[Start]

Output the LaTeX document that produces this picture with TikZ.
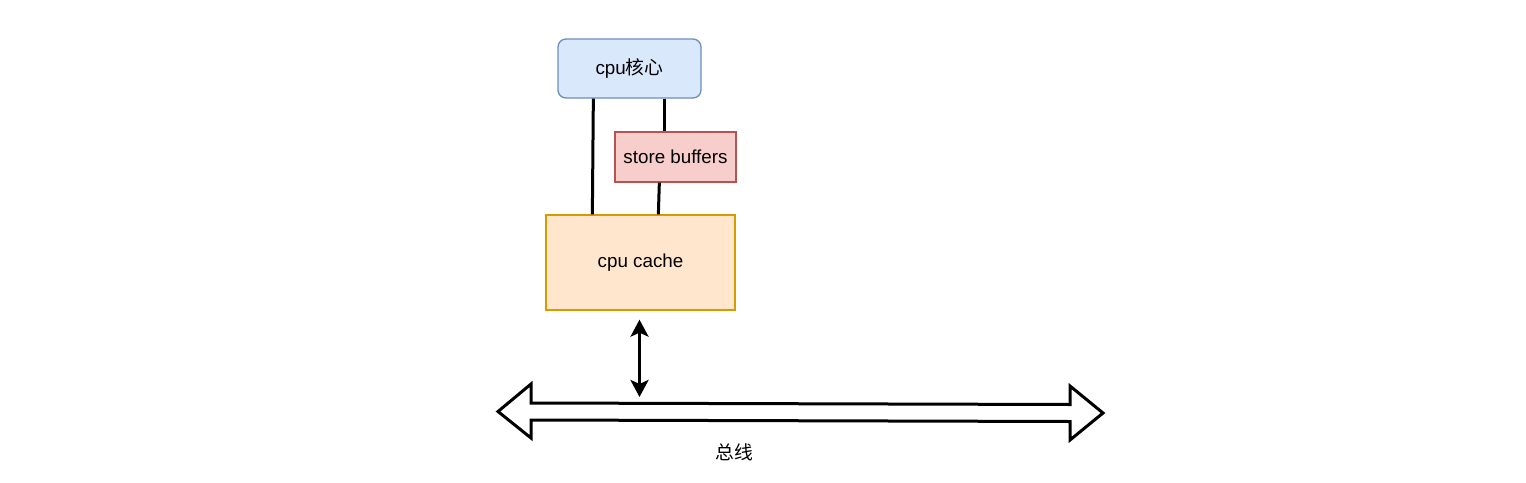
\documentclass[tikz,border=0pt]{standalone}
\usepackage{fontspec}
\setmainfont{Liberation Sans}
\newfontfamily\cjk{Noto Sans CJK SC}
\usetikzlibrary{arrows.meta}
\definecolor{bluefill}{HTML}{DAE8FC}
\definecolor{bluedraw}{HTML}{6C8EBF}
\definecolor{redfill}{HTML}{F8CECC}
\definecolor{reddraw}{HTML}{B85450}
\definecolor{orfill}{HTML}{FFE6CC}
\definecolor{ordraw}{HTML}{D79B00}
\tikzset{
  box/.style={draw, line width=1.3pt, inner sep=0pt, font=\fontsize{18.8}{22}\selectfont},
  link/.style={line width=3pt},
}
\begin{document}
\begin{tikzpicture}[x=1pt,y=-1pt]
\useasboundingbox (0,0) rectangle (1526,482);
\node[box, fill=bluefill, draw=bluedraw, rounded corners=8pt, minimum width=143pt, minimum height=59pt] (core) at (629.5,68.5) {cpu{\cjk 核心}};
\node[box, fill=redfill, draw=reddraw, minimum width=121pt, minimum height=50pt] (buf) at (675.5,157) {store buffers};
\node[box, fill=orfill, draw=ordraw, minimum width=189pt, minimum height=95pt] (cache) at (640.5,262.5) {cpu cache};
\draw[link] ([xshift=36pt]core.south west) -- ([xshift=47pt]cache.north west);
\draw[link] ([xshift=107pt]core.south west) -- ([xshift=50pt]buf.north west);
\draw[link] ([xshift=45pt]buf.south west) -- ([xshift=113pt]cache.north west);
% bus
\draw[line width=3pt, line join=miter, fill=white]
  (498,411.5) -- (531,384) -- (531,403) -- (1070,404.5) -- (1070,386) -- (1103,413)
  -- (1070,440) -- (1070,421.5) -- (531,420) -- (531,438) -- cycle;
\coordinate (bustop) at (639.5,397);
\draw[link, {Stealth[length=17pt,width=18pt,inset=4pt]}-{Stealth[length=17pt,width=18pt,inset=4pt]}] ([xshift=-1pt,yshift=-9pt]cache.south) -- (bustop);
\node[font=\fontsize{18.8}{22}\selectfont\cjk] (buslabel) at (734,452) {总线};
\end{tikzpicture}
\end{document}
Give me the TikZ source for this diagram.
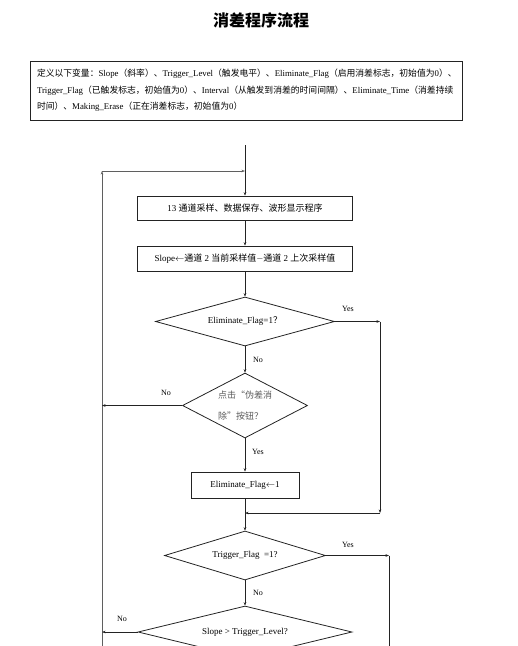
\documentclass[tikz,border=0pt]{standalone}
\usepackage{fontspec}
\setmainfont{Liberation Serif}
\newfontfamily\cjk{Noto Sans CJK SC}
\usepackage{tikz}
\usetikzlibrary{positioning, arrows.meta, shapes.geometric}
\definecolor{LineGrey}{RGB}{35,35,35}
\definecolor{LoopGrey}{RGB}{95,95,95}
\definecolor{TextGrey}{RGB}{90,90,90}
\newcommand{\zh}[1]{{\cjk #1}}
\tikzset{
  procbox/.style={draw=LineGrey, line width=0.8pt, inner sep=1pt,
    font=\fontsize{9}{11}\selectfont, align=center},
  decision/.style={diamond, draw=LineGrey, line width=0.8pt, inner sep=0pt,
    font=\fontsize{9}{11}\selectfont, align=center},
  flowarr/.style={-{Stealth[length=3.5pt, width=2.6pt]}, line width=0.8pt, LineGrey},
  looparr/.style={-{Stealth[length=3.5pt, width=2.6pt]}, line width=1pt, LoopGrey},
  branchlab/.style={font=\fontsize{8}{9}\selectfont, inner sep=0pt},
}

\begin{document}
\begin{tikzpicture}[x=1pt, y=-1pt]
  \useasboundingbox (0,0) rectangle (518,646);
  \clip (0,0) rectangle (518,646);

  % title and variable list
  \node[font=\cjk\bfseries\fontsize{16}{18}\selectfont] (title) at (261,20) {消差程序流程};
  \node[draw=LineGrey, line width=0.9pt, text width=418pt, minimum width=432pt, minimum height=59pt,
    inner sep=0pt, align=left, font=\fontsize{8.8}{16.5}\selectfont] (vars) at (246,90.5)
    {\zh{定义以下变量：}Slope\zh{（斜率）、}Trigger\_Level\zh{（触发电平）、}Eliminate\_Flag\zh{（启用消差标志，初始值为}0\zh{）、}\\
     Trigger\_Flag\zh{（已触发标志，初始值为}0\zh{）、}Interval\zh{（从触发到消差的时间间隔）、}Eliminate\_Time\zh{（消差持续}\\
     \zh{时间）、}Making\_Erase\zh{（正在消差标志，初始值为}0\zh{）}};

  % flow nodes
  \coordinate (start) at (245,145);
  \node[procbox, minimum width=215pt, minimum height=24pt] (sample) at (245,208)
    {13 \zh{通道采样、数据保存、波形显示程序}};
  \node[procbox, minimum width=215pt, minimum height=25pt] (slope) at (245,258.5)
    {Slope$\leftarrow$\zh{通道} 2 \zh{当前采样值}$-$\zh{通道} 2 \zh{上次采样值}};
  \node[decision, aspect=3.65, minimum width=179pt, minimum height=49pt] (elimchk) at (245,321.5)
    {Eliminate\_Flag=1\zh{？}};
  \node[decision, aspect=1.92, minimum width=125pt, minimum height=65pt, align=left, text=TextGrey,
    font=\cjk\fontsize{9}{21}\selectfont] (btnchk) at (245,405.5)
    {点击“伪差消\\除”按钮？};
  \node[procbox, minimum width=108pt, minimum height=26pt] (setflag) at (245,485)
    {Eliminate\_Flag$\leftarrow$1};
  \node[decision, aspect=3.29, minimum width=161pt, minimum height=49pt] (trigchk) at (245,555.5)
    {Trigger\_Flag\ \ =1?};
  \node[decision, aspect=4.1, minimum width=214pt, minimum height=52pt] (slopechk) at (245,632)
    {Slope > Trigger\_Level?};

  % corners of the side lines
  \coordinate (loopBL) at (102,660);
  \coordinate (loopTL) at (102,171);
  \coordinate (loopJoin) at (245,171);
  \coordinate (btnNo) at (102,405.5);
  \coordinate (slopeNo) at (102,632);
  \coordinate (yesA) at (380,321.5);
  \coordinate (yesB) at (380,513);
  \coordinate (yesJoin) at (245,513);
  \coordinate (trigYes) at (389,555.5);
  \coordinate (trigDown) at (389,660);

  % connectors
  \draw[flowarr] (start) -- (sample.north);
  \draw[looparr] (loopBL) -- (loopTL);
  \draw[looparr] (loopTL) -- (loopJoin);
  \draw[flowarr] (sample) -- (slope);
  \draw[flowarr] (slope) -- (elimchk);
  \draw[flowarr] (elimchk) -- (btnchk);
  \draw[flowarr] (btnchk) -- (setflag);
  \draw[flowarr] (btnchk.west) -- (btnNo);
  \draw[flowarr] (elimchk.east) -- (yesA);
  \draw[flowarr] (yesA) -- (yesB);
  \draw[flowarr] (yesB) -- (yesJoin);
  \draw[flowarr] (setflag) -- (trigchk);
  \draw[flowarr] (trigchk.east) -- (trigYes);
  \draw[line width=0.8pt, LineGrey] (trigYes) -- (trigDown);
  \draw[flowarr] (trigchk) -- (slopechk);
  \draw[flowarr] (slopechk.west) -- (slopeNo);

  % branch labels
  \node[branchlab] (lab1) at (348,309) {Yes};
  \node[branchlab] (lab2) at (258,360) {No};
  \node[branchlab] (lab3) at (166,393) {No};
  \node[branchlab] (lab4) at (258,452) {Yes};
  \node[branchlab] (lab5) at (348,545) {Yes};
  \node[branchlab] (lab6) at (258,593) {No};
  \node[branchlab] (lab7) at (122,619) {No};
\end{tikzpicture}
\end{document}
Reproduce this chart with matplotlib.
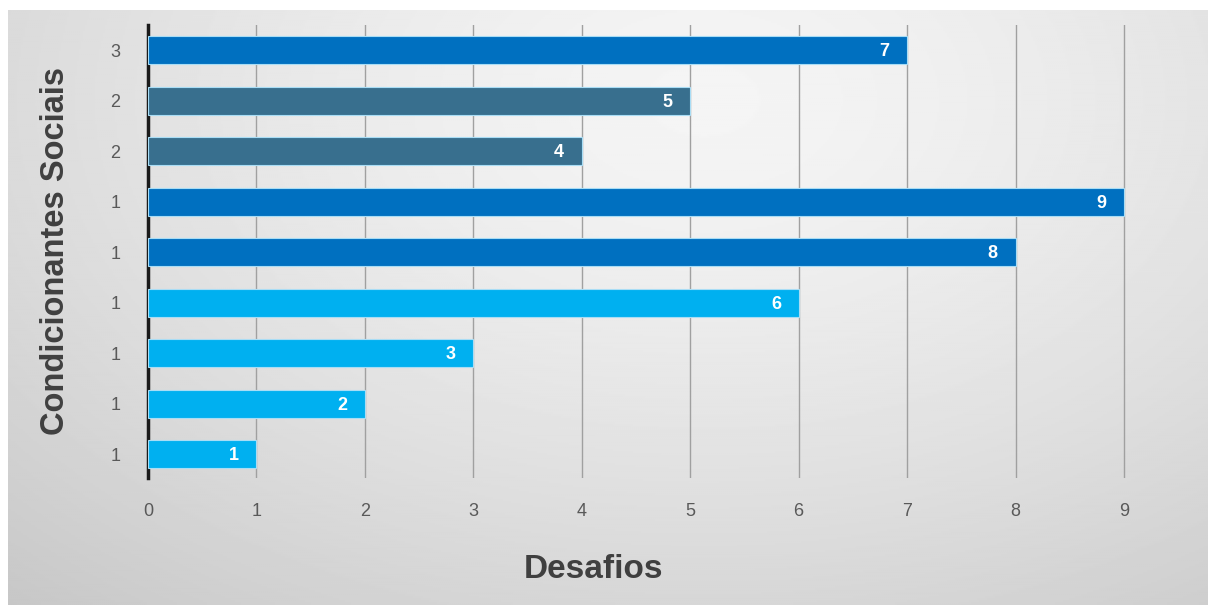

[End]

Are you able to set down all the lines above exactly, without any pictures?

Output the LaTeX document that produces this picture with TikZ.
\documentclass[tikz,border=0pt]{standalone}
\usepackage{fontspec}
\setmainfont{Liberation Sans}
\newfontfamily\cjk{Noto Sans CJK SC}
\usetikzlibrary{arrows.meta}
\definecolor{bluefill}{HTML}{DAE8FC}
\definecolor{bluedraw}{HTML}{6C8EBF}
\definecolor{redfill}{HTML}{F8CECC}
\definecolor{reddraw}{HTML}{B85450}
\definecolor{orfill}{HTML}{FFE6CC}
\definecolor{ordraw}{HTML}{D79B00}
\tikzset{
  box/.style={draw, line width=1.3pt, inner sep=0pt, font=\fontsize{18.8}{22}\selectfont},
  link/.style={line width=3pt},
}
\begin{document}
\begin{tikzpicture}[x=1pt,y=-1pt]
\useasboundingbox (0,0) rectangle (1526,482);
\node[box, fill=bluefill, draw=bluedraw, rounded corners=8pt, minimum width=143pt, minimum height=59pt] (core) at (629.5,68.5) {cpu{\cjk 核心}};
\node[box, fill=redfill, draw=reddraw, minimum width=121pt, minimum height=50pt] (buf) at (675.5,157) {store buffers};
\node[box, fill=orfill, draw=ordraw, minimum width=189pt, minimum height=95pt] (cache) at (640.5,262.5) {cpu cache};
\draw[link] ([xshift=36pt]core.south west) -- ([xshift=47pt]cache.north west);
\draw[link] ([xshift=107pt]core.south west) -- ([xshift=50pt]buf.north west);
\draw[link] ([xshift=45pt]buf.south west) -- ([xshift=113pt]cache.north west);
% bus
\draw[line width=3pt, line join=miter, fill=white]
  (498,411.5) -- (531,384) -- (531,403) -- (1070,404.5) -- (1070,386) -- (1103,413)
  -- (1070,440) -- (1070,421.5) -- (531,420) -- (531,438) -- cycle;
\coordinate (bustop) at (639.5,397);
\draw[link, {Stealth[length=17pt,width=18pt,inset=4pt]}-{Stealth[length=17pt,width=18pt,inset=4pt]}] ([xshift=-1pt,yshift=-9pt]cache.south) -- (bustop);
\node[font=\fontsize{18.8}{22}\selectfont\cjk] (buslabel) at (734,452) {总线};
\end{tikzpicture}
\end{document}
Give me the TikZ source for this diagram.
\documentclass[tikz,border=0pt]{standalone}
\usepackage{fontspec}
\setmainfont{Liberation Serif}
\newfontfamily\cjk{Noto Sans CJK SC}
\usepackage{tikz}
\usetikzlibrary{positioning, arrows.meta, shapes.geometric}
\definecolor{LineGrey}{RGB}{35,35,35}
\definecolor{LoopGrey}{RGB}{95,95,95}
\definecolor{TextGrey}{RGB}{90,90,90}
\newcommand{\zh}[1]{{\cjk #1}}
\tikzset{
  procbox/.style={draw=LineGrey, line width=0.8pt, inner sep=1pt,
    font=\fontsize{9}{11}\selectfont, align=center},
  decision/.style={diamond, draw=LineGrey, line width=0.8pt, inner sep=0pt,
    font=\fontsize{9}{11}\selectfont, align=center},
  flowarr/.style={-{Stealth[length=3.5pt, width=2.6pt]}, line width=0.8pt, LineGrey},
  looparr/.style={-{Stealth[length=3.5pt, width=2.6pt]}, line width=1pt, LoopGrey},
  branchlab/.style={font=\fontsize{8}{9}\selectfont, inner sep=0pt},
}

\begin{document}
\begin{tikzpicture}[x=1pt, y=-1pt]
  \useasboundingbox (0,0) rectangle (518,646);
  \clip (0,0) rectangle (518,646);

  % title and variable list
  \node[font=\cjk\bfseries\fontsize{16}{18}\selectfont] (title) at (261,20) {消差程序流程};
  \node[draw=LineGrey, line width=0.9pt, text width=418pt, minimum width=432pt, minimum height=59pt,
    inner sep=0pt, align=left, font=\fontsize{8.8}{16.5}\selectfont] (vars) at (246,90.5)
    {\zh{定义以下变量：}Slope\zh{（斜率）、}Trigger\_Level\zh{（触发电平）、}Eliminate\_Flag\zh{（启用消差标志，初始值为}0\zh{）、}\\
     Trigger\_Flag\zh{（已触发标志，初始值为}0\zh{）、}Interval\zh{（从触发到消差的时间间隔）、}Eliminate\_Time\zh{（消差持续}\\
     \zh{时间）、}Making\_Erase\zh{（正在消差标志，初始值为}0\zh{）}};

  % flow nodes
  \coordinate (start) at (245,145);
  \node[procbox, minimum width=215pt, minimum height=24pt] (sample) at (245,208)
    {13 \zh{通道采样、数据保存、波形显示程序}};
  \node[procbox, minimum width=215pt, minimum height=25pt] (slope) at (245,258.5)
    {Slope$\leftarrow$\zh{通道} 2 \zh{当前采样值}$-$\zh{通道} 2 \zh{上次采样值}};
  \node[decision, aspect=3.65, minimum width=179pt, minimum height=49pt] (elimchk) at (245,321.5)
    {Eliminate\_Flag=1\zh{？}};
  \node[decision, aspect=1.92, minimum width=125pt, minimum height=65pt, align=left, text=TextGrey,
    font=\cjk\fontsize{9}{21}\selectfont] (btnchk) at (245,405.5)
    {点击“伪差消\\除”按钮？};
  \node[procbox, minimum width=108pt, minimum height=26pt] (setflag) at (245,485)
    {Eliminate\_Flag$\leftarrow$1};
  \node[decision, aspect=3.29, minimum width=161pt, minimum height=49pt] (trigchk) at (245,555.5)
    {Trigger\_Flag\ \ =1?};
  \node[decision, aspect=4.1, minimum width=214pt, minimum height=52pt] (slopechk) at (245,632)
    {Slope > Trigger\_Level?};

  % corners of the side lines
  \coordinate (loopBL) at (102,660);
  \coordinate (loopTL) at (102,171);
  \coordinate (loopJoin) at (245,171);
  \coordinate (btnNo) at (102,405.5);
  \coordinate (slopeNo) at (102,632);
  \coordinate (yesA) at (380,321.5);
  \coordinate (yesB) at (380,513);
  \coordinate (yesJoin) at (245,513);
  \coordinate (trigYes) at (389,555.5);
  \coordinate (trigDown) at (389,660);

  % connectors
  \draw[flowarr] (start) -- (sample.north);
  \draw[looparr] (loopBL) -- (loopTL);
  \draw[looparr] (loopTL) -- (loopJoin);
  \draw[flowarr] (sample) -- (slope);
  \draw[flowarr] (slope) -- (elimchk);
  \draw[flowarr] (elimchk) -- (btnchk);
  \draw[flowarr] (btnchk) -- (setflag);
  \draw[flowarr] (btnchk.west) -- (btnNo);
  \draw[flowarr] (elimchk.east) -- (yesA);
  \draw[flowarr] (yesA) -- (yesB);
  \draw[flowarr] (yesB) -- (yesJoin);
  \draw[flowarr] (setflag) -- (trigchk);
  \draw[flowarr] (trigchk.east) -- (trigYes);
  \draw[line width=0.8pt, LineGrey] (trigYes) -- (trigDown);
  \draw[flowarr] (trigchk) -- (slopechk);
  \draw[flowarr] (slopechk.west) -- (slopeNo);

  % branch labels
  \node[branchlab] (lab1) at (348,309) {Yes};
  \node[branchlab] (lab2) at (258,360) {No};
  \node[branchlab] (lab3) at (166,393) {No};
  \node[branchlab] (lab4) at (258,452) {Yes};
  \node[branchlab] (lab5) at (348,545) {Yes};
  \node[branchlab] (lab6) at (258,593) {No};
  \node[branchlab] (lab7) at (122,619) {No};
\end{tikzpicture}
\end{document}
Reproduce this chart with matplotlib.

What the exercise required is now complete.